A case for a complexity-effective, width-partitioned microarchitecture

  • Authors:
  • Olivier Rochecouste;Gilles Pokam;André Seznec

  • Affiliations:
  • IRISA/INRIA, Rennes Cedex, France;University of California, San Diego, La Jolla, CA;IRISA/INRIA, Rennes Cedex, France

  • Venue:
  • ACM Transactions on Architecture and Code Optimization (TACO)
  • Year:
  • 2006

Quantified Score

Hi-index 0.00

Visualization

Abstract

The analysis of program executions reveals that most integer and multimedia applications make heavy use of narrow-width operations, i.e., instructions exclusively using narrow-width operands and producing a narrow-width result. Moreover, this usage is relatively well distributed over the application. We observed this program property on the MediaBench and SPEC2000 benchmarks with about 40% of the instructions being narrow-width operations. Current superscalar processors use 64-bit datapaths to execute all the instructions of the applications. In this paper, we suggest the use of a width-partitioned microarchitecture (WPM) to master the hardware complexity of a superscalar processor.

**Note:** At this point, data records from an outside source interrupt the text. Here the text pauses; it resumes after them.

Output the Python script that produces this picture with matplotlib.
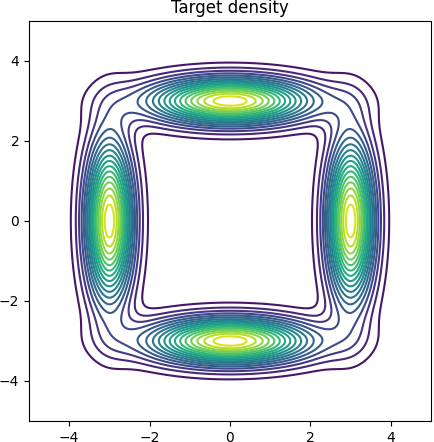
import numpy as np
import matplotlib
matplotlib.use("Agg")
import matplotlib.pyplot as plt

# mixture components: centres and standard deviations (x, y)
centres_x = [0.0, 0.0, 3.0, -3.0]
centres_y = [3.0, -3.0, 0.0, 0.0]
sigma_x = [1.4, 1.4, 0.4, 0.4]
sigma_y = [0.4, 0.4, 1.4, 1.4]
n_levels = 20

ticks = [-4, -2, 0, 2, 4]


def density(xx, yy):
    p = np.zeros_like(xx)
    for mx, my, sx, sy in zip(centres_x, centres_y, sigma_x, sigma_y):
        p += np.exp(-0.5 * (((xx - mx) / sx) ** 2 + ((yy - my) / sy) ** 2)) / (2 * np.pi * sx * sy)
    return p / len(centres_x)


def main():
    grid = np.linspace(-5, 5, 300)
    xx, yy = np.meshgrid(grid, grid)
    zz = density(xx, yy)

    fig = plt.figure(figsize=(4.34, 4.42), dpi=100)
    ax = fig.add_axes([29 / 434, 21 / 442, 402 / 434, 400 / 442])
    ax.contour(xx, yy, zz, levels=n_levels, cmap="viridis")
    ax.set_xlim(-5, 5)
    ax.set_ylim(-5, 5)
    ax.set_xticks(ticks)
    ax.set_yticks(ticks)
    ax.set_title("Target density")
    fig.savefig("out.png", dpi=100)


if __name__ == "__main__":
    main()
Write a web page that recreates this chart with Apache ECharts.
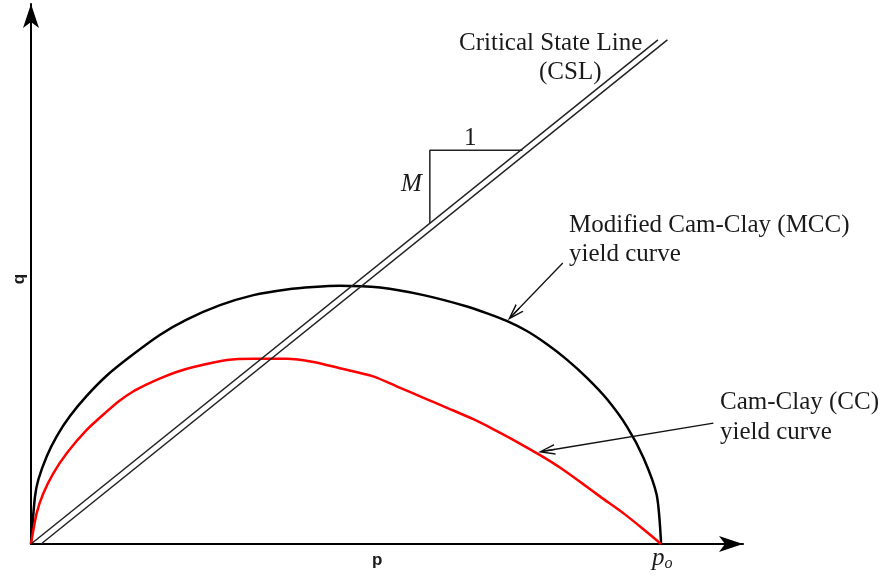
<!DOCTYPE html>
<html>
<head>
<meta charset="utf-8">
<script src="https://cdn.jsdelivr.net/npm/echarts@6/dist/echarts.min.js"></script>
<style>html,body{margin:0;padding:0;background:#fff}#c{width:888px;height:579px}</style>
</head>
<body>
<div id="c"></div>
<script>
// ---- Data (p, q in units where p0 = 100) ----
const mccP = [0, 0.63, 1.16, 2.49, 4.08, 6.19, 8.84, 12.0, 15.7, 20.5, 24.7, 30.0, 35.3, 40.6, 44.8, 49.0, 55.4, 62.3, 69.2, 72.4, 75.5, 78.7, 81.9, 85.0, 88.2, 91.4, 94.6, 97.2, 99.3, 100];
const mccQ = [0, 7.5, 10.2, 13.9, 17.1, 20.3, 23.5, 26.7, 29.7, 33.2, 35.6, 37.9, 39.5, 40.4, 40.8, 41.0, 40.7, 39.5, 37.7, 36.6, 35.4, 33.8, 31.7, 29.3, 26.4, 23.0, 18.6, 13.7, 7.8, 0];
const ccP = [0, 0.9, 1.95, 3.54, 5.67, 8.84, 12.0, 14.0, 16.2, 18.3, 20.5, 23.1, 25.8, 31.1, 35.3, 40.6, 44.8, 49.0, 54.3, 58.3, 62.3, 66.3, 70.2, 73.4, 76.6, 80.8, 84.0, 87.1, 90.5, 94.0, 97.0, 100];
const ccQ = [0, 4.9, 8.0, 11.2, 14.4, 18.1, 21.0, 22.7, 24.2, 25.3, 26.3, 27.3, 28.1, 29.2, 29.4, 29.4, 28.9, 27.9, 26.6, 24.9, 23.2, 21.5, 19.8, 18.2, 16.5, 14.1, 12.1, 9.9, 7.4, 4.9, 2.5, 0];
const cslAP = [0, 99.5];
const cslAQ = [0, 80.0];
const cslBP = [1.6, 101.0];
const cslBQ = [0, 80.0];
const triP = [78.0, 63.3, 63.3];
const triQ = [62.5, 62.5, 50.9];
// annotation arrows (from, to) in data units
const mccArrow = [[84.4, 44.6], [76.6, 36.5]];
const ccArrow = [[108.3, 19.2], [81.8, 14.8]];
const pMax = 113.0, qMax = 85.7;

const zip = (a, b) => a.map((v, i) => [v, b[i]]);
const chevron = 'path://M50,0 L100,100 L86,100 L56,40 L56,100 L44,100 L44,40 L14,100 L0,100 Z';
const serif = '"Liberation Serif", "DejaVu Serif", serif';
const sans = '"Liberation Sans", Arial, sans-serif';
const txtColor = '#1a1a1a';

const chart = echarts.init(document.getElementById('c'), null, {renderer: 'canvas'});
const axisCommon = {
  type: 'value', min: 0,
  axisLine: {show: true, symbol: ['none', 'arrow'], symbolSize: [12, 24], lineStyle: {color: '#000', width: 2}},
  axisTick: {show: false}, axisLabel: {show: false}, splitLine: {show: false}
};
const lineBase = {type: 'line', showSymbol: false, symbol: 'none', silent: true, animation: false};
chart.setOption({
  animation: false,
  grid: {left: 31, right: 145, top: 4, bottom: 35},
  xAxis: Object.assign({}, axisCommon, {max: pMax}),
  yAxis: Object.assign({}, axisCommon, {max: qMax}),
  series: [
    Object.assign({}, lineBase, {name: 'MCC', data: zip(mccP, mccQ), smooth: 0.25, lineStyle: {color: '#000', width: 2.5}}),
    Object.assign({}, lineBase, {name: 'CC', data: zip(ccP, ccQ), smooth: 0.25, lineStyle: {color: '#ff0000', width: 2.5}}),
    Object.assign({}, lineBase, {name: 'CSL A', data: zip(cslAP, cslAQ), lineStyle: {color: '#222', width: 1.5}}),
    Object.assign({}, lineBase, {name: 'CSL B', data: zip(cslBP, cslBQ), lineStyle: {color: '#222', width: 1.5}}),
    Object.assign({}, lineBase, {name: 'Slope', data: zip(triP, triQ), lineStyle: {color: '#222', width: 1.5},
      markLine: {
        silent: true, animation: false,
        symbol: ['none', chevron], symbolSize: [11, 17],
        label: {show: false},
        lineStyle: {color: '#111', width: 1.3, type: 'solid'},
        data: [
          [{coord: mccArrow[0]}, {coord: mccArrow[1]}],
          [{coord: ccArrow[0]}, {coord: ccArrow[1]}]
        ]
      }})
  ],
  graphic: [
    {type: 'text', left: 459, top: 31, style: {text: 'Critical State Line', font: '25px ' + serif, fill: txtColor}},
    {type: 'text', left: 539, top: 60, style: {text: '(CSL)', font: '25px ' + serif, fill: txtColor}},
    {type: 'text', left: 569, top: 213, style: {text: 'Modified Cam-Clay (MCC)', font: '25px ' + serif, fill: txtColor}},
    {type: 'text', left: 569, top: 242, style: {text: 'yield curve', font: '25px ' + serif, fill: txtColor}},
    {type: 'text', left: 720, top: 390, style: {text: 'Cam-Clay (CC)', font: '25px ' + serif, fill: txtColor}},
    {type: 'text', left: 720, top: 420, style: {text: 'yield curve', font: '25px ' + serif, fill: txtColor}},
    {type: 'text', left: 464, top: 126, style: {text: '1', font: '25px ' + serif, fill: txtColor}},
    {type: 'text', left: 401, top: 172, style: {text: 'M', font: 'italic 25px ' + serif, fill: txtColor}},
    {type: 'text', left: 372, top: 552, style: {text: 'p', font: 'bold 17px ' + sans, fill: txtColor}},
    {type: 'text', x: 19, y: 279, rotation: Math.PI / 2, style: {text: 'q', font: 'bold 17px ' + sans, fill: txtColor, align: 'center', verticalAlign: 'middle'}},
    {type: 'text', left: 652, top: 546, style: {
      text: '{a|p}{b|o}', fill: txtColor,
      rich: {a: {font: 'italic 25px ' + serif, fill: txtColor}, b: {font: 'italic 16px ' + serif, fill: txtColor, padding: [11, 0, 0, 0]}}
    }}
  ]
});
</script>
</body>
</html>
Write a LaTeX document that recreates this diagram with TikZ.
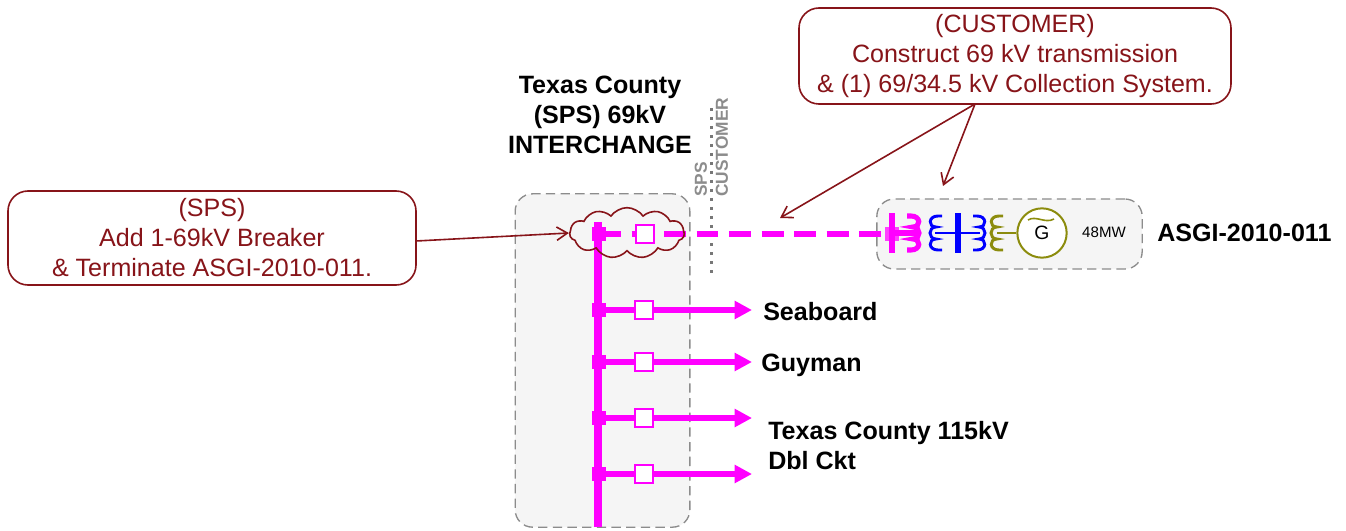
\documentclass[tikz,border=0pt]{standalone}
\usepackage{fontspec}
\setmainfont{Liberation Sans}
\usetikzlibrary{arrows.meta}
\usetikzlibrary{shapes.symbols}
\definecolor{note}{rgb}{0.53, 0.08, 0.10}
\definecolor{bus}{rgb}{1, 0, 1}
\definecolor{zone}{rgb}{0.96, 0.96, 0.96}
\definecolor{edge}{rgb}{0.55, 0.55, 0.55}
\definecolor{gen}{rgb}{0.55, 0.55, 0.05}
\newcommand{\mainsize}{\fontsize{18.8}{22.5}\selectfont}
\tikzset{
  notebox/.style={draw=note, rounded corners=15pt, line width=1.2pt, fill=white, text=note, align=center, font=\mainsize, inner sep=0pt},
  zonebox/.style={draw=edge, dash pattern=on 7pt off 4pt, rounded corners=13pt, line width=1pt, fill=zone, inner sep=0pt},
  title/.style={font=\mainsize\bfseries, align=center, inner sep=0pt},
  busname/.style={font=\mainsize\bfseries, align=left, inner sep=0pt},
  sidelabel/.style={font=\fontsize{13}{13}\selectfont\bfseries, text=edge, rotate=90, inner sep=0pt},
  breaker/.style={draw=bus, fill=white, line width=1pt, minimum size=13.5pt, inner sep=0pt},
  stub/.style={fill=bus, minimum width=10pt, minimum height=11pt, inner sep=0pt},
  feeder/.style={draw=bus, line width=4.4pt},
  notearrow/.style={draw=note, line width=1.2pt, -{Straight Barb[length=8pt,width=10pt]}},
  coilbar/.style={minimum width=4.5pt, minimum height=30pt, inner sep=0pt},
  coil/.pic={
    \path [pic actions, fill=none] (0,-17) -- (4,-17) .. controls (14,-17) and (14,-6) .. (6,-6)
      .. controls (14,-6) and (14,6) .. (6,6) .. controls (14,6) and (14,17) .. (4,17) -- (0,17);
  }
}
\begin{document}
\begin{tikzpicture}[x=0.75pt, y=-0.75pt]
\useasboundingbox (0, 0) rectangle (1346, 531);
% zones
\node [zonebox, minimum width=131pt, minimum height=250pt] (station) at (602.5, 360.5) {};
\node [zonebox, minimum width=199pt, minimum height=52.5pt] (plant) at (1009.5, 234) {};
% sps / customer divider
\coordinate (divtop) at (711.5, 108);
\coordinate (divbot) at (711.5, 274);
\draw [edge!85!black, line width=2pt, dash pattern=on 2pt off 4.75pt] (divtop) -- (divbot);
\node [sidelabel, anchor=west] (spslabel) at (701, 197) {SPS};
\node [sidelabel, anchor=west] (custlabel) at (722, 197) {CUSTOMER};
% bus
\coordinate (bustop) at (598, 222);
\coordinate (busbot) at (598, 527);
\draw [bus, line width=6pt] (bustop) -- (busbot);
\node [stub] (stub0) at (599, 234) {};
\node [stub] (stub1) at (599, 310) {};
\node [stub] (stub2) at (599, 362) {};
\node [stub] (stub3) at (599, 418) {};
\node [stub] (stub4) at (599, 474) {};
% feeders
\node [breaker] (brk1) at (644, 310) {};
\node [breaker] (brk2) at (644, 362) {};
\node [breaker] (brk3) at (644, 418) {};
\node [breaker] (brk4) at (644, 474) {};
\coordinate (end1) at (752, 310);
\coordinate (end2) at (752, 362);
\coordinate (end3) at (752, 418);
\coordinate (end4) at (752, 474);
\draw [feeder] (stub1) -- (brk1);
\draw [feeder] (stub2) -- (brk2);
\draw [feeder] (stub3) -- (brk3);
\draw [feeder] (stub4) -- (brk4);
\draw [feeder, -{Triangle[length=13pt,width=13pt]}] (brk1) -- (end1);
\draw [feeder, -{Triangle[length=13pt,width=13pt]}] (brk2) -- (end2);
\draw [feeder, -{Triangle[length=13pt,width=13pt]}] (brk3) -- (end3);
\draw [feeder, -{Triangle[length=13pt,width=13pt]}] (brk4) -- (end4);
\node [busname, anchor=west] (seaboard) at (763, 312) {Seaboard};
\node [busname, anchor=west] (guyman) at (761, 365) {Guyman};
\node [busname, anchor=north west] (texas) at (768, 421) {Texas County 115kV\\Dbl Ckt};
% new line into the plant
\node [stub, fill=bus!75!white, minimum width=11pt] (gentie) at (892, 234) {};
\draw [feeder, line width=5pt, dash pattern=on 16.4pt off 8pt] (stub0.center) -- (gentie);
\node [breaker] (brk0) at (645, 234) {};
\node [coilbar, fill=bus] (hvbar) at (892, 233) {};
\coordinate (hvtap) at (918, 233);
\draw [bus, line width=4.4pt] (hvbar) -- (hvtap);
\pic [draw=bus, line width=3.8pt] at (907, 233) {coil};
% main transformer
\node [coilbar, fill=blue] (lvbar) at (958, 233) {};
\coordinate (lvtapa) at (935, 233);
\coordinate (lvtapb) at (980, 233);
\draw [blue, line width=2.2pt] (lvtapa) -- (lvtapb);
\pic [draw=blue, line width=2.2pt, xscale=-1] at (942, 233) {coil};
\pic [draw=blue, line width=2.2pt] at (973, 233) {coil};
% generator
\node [draw=gen, fill=white, line width=1.5pt, circle, minimum size=37pt, inner sep=0pt, font=\fontsize{14.5}{14.5}\selectfont] (genset) at (1042, 233) {G};
\coordinate (gentap) at (997, 233);
\draw [gen, line width=2.2pt] (gentap) -- (genset);
\pic [draw=gen, line width=2.2pt, xscale=-1] at (1003, 233) {coil};
\draw [gen, line width=1.2pt] (1028, 220) .. controls (1036, 215) and (1045, 224) .. (1054, 219);
\node [font=\fontsize{11.3}{11.3}\selectfont, inner sep=0pt] (rating) at (1104, 232) {48MW};
\node [busname, anchor=west] (asgi) at (1157, 233) {ASGI-2010-011};
% station title
\node [title] (stationname) at (600, 115) {Texas County\\(SPS) 69kV\\INTERCHANGE};
% notes
\node [draw=note, line width=1.2pt, shape=cloud, cloud puffs=11, cloud puff arc=110, aspect=2.2, minimum width=86pt, minimum height=38pt, inner sep=0pt] (sparkle) at (627, 233) {};
\node [notebox, minimum width=306pt, minimum height=70.5pt] (spsnote) at (212, 238) {(SPS)\\Add 1-69kV Breaker\\\& Terminate ASGI-2010-011.};
\node [notebox, minimum width=324pt, minimum height=72pt] (custnote) at (1015, 56) {(CUSTOMER)\\Construct 69 kV transmission\\\& (1) 69/34.5 kV Collection System.};
\coordinate (custfoot) at (975, 104);
\coordinate (linetip) at (780, 218);
\coordinate (plantip) at (943, 186);
\coordinate (spsfoot) at (416, 241);
\draw [notearrow] (custfoot) -- (linetip);
\draw [notearrow] (custfoot) -- (plantip);
\draw [notearrow] (spsfoot) -- (sparkle.west);
\end{tikzpicture}
\end{document}
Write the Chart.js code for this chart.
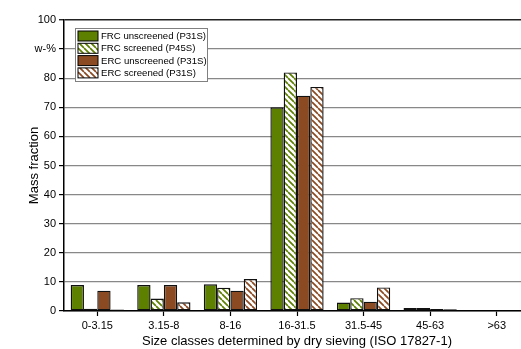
<!DOCTYPE html>
<html>
<head>
<meta charset="utf-8">
<script src="https://cdn.jsdelivr.net/npm/chart.js@4"></script>
<style>
  html, body { margin: 0; padding: 0; background: #fff; overflow: hidden; }
  #wrap { width: 521px; height: 349px; overflow: hidden; }
  #box { width: 531px; height: 349px; }
</style>
</head>
<body>
<div id="wrap"><div id="box"><canvas id="chart"></canvas></div></div>
<script>
var categories = ['0-3.15', '3.15-8', '8-16', '16-31.5', '31.5-45', '45-63', '>63'];
var frcUnscreened = [8.9, 8.9, 9.2, 70, 2.9, 1.0, 0.2];
var frcScreened = [0.8, 4.3, 8.0, 82, 4.4, 1.0, 0.2];
var ercUnscreened = [7.0, 8.9, 7.0, 74, 3.2, 0.7, 0.2];
var ercScreened = [0.5, 3.0, 11.0, 77, 8.1, 0.6, 0.2];
var yTicks = [0, 10, 20, 30, 40, 50, 60, 70, 80, 90, 100];

var green = '#5e8000';
var brown = '#8b4a22';

function hatch(color) {
  var s = 6;
  var c = document.createElement('canvas');
  c.width = s; c.height = s;
  var g = c.getContext('2d');
  g.fillStyle = '#fff';
  g.fillRect(0, 0, s, s);
  g.strokeStyle = color;
  g.lineWidth = 1.7;
  g.beginPath();
  for (var k = -1; k <= 1; k++) {
    g.moveTo(k * s, 0);
    g.lineTo(k * s + s, s);
  }
  g.stroke();
  return g.createPattern(c, 'repeat');
}

var greenHatch = hatch(green);
var brownHatch = hatch(brown);

// legend drawn inside the plot, top left
var boxLegend = {
  id: 'boxLegend',
  afterDraw: function(chart) {
    var ctx = chart.ctx;
    var x = 75, y = 28, w = 132, h = 53;
    ctx.save();
    ctx.fillStyle = '#c8c8c8';
    ctx.fillRect(x + 1, y + 1, w, h);
    ctx.fillStyle = '#fff';
    ctx.fillRect(x, y, w, h);
    ctx.strokeStyle = '#808080';
    ctx.lineWidth = 1;
    ctx.strokeRect(x + 0.5, y + 0.5, w, h);
    ctx.font = '9.6px "Liberation Sans", Arial, sans-serif';
    ctx.textBaseline = 'middle';
    chart.data.datasets.forEach(function(ds, i) {
      var ry = y + 3 + i * 12.3;
      ctx.fillStyle = ds.backgroundColor;
      ctx.fillRect(x + 3, ry, 20, 10);
      ctx.strokeStyle = '#000';
      ctx.lineWidth = 1;
      ctx.strokeRect(x + 3, ry, 20, 10);
      ctx.fillStyle = '#000';
      ctx.fillText(ds.label, x + 26, ry + 5.5);
    });
    ctx.restore();
  }
};

var ctx = document.getElementById('chart');

var chart = new Chart(ctx, {
  type: 'bar',
  data: {
    labels: categories,
    datasets: [{
      label: 'FRC unscreened (P31S)',
      backgroundColor: green,
      data: frcUnscreened
    }, {
      label: 'FRC screened (P45S)',
      backgroundColor: greenHatch,
      data: frcScreened
    }, {
      label: 'ERC unscreened (P31S)',
      backgroundColor: brown,
      data: ercUnscreened
    }, {
      label: 'ERC screened (P31S)',
      backgroundColor: brownHatch,
      data: ercScreened
    }]
  },
  options: {
    responsive: true,
    maintainAspectRatio: false,
    animation: false,
    layout: { padding: { top: 20, right: 1, left: 27, bottom: 0 } },
    datasets: {
      bar: {
        borderColor: '#111',
        borderWidth: 1.4,
        borderSkipped: false,
        categoryPercentage: 0.8,
        barPercentage: 1.0
      }
    },
    plugins: {
      legend: { display: false },
      tooltip: { enabled: false }
    },
    scales: {
      x: {
        grid: {
          offset: false,
          drawOnChartArea: false,
          tickLength: 5,
          tickColor: '#000',
          tickWidth: 1.2
        },
        border: { color: '#000', width: 1.5 },
        ticks: {
          color: '#000',
          padding: 3,
          maxRotation: 0,
          font: { family: '"Liberation Sans", Arial, sans-serif', size: 11 }
        },
        title: {
          display: true,
          text: 'Size classes determined by dry sieving (ISO 17827-1)',
          color: '#000',
          padding: { top: 0, bottom: 0 },
          font: { family: '"Liberation Sans", Arial, sans-serif', size: 13 }
        },
        afterFit: function(scale) { scale.height = 38; }
      },
      y: {
        min: 0,
        max: 100,
        afterBuildTicks: function(scale) {
          scale.ticks = yTicks.map(function(v) { return { value: v }; });
        },
        grid: {
          color: function(c) { return c.tick && c.tick.value === 100 ? '#222' : '#888'; },
          lineWidth: function(c) { return c.tick && c.tick.value === 100 ? 1.5 : 1.2; },
          tickLength: 5,
          tickColor: '#000',
          tickWidth: 1.2
        },
        border: { color: '#000', width: 1.5 },
        ticks: {
          color: '#000',
          padding: 3,
          font: { family: '"Liberation Sans", Arial, sans-serif', size: 11 },
          callback: function(v) { return v === 90 ? 'w-%' : v; }
        },
        title: {
          display: true,
          text: 'Mass fraction',
          color: '#000',
          padding: { top: 0, bottom: 2 },
          font: { family: '"Liberation Sans", Arial, sans-serif', size: 13 }
        },
        afterFit: function(scale) { scale.width = 37; }
      }
    }
  },
  plugins: [boxLegend]
});
</script>
</body>
</html>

For a four-way issue machine, we split the processor in two two-way clusters: the main cluster executing 64-bit operations, load/store, and complex operations and a narrow cluster executing the 16-bit operations. We resort to partitioning to decouple the treatment of the narrow-width operations from that of the other program instructions. This provides the benefit of greatly simplifying the design of the critical processor components in each cluster (e.g., the register file and the bypass network). The dynamic interleaving of the two instruction types allows maintaining the workload balanced among clusters. WPM also helps to reduce the complexity of the interconnection fabric and of the issue logic. In fact, since the 16-bit cluster can only communicate narrow-width data, the datapath-width of the interconnect fabric can be significantly reduced, yielding a corresponding saving of the interconnect power and area. We explore different possible configurations of WPM, discussing the various implementation tradeoffs. We also examine a speculative steering heuristic to distribute the narrow-width operations among clusters. A detailed analysis of the complexity factors shows using WPM instead of a classical 64-bit two-cluster microarchitecture can save power and silicon area with a minimal impact on the overall performance.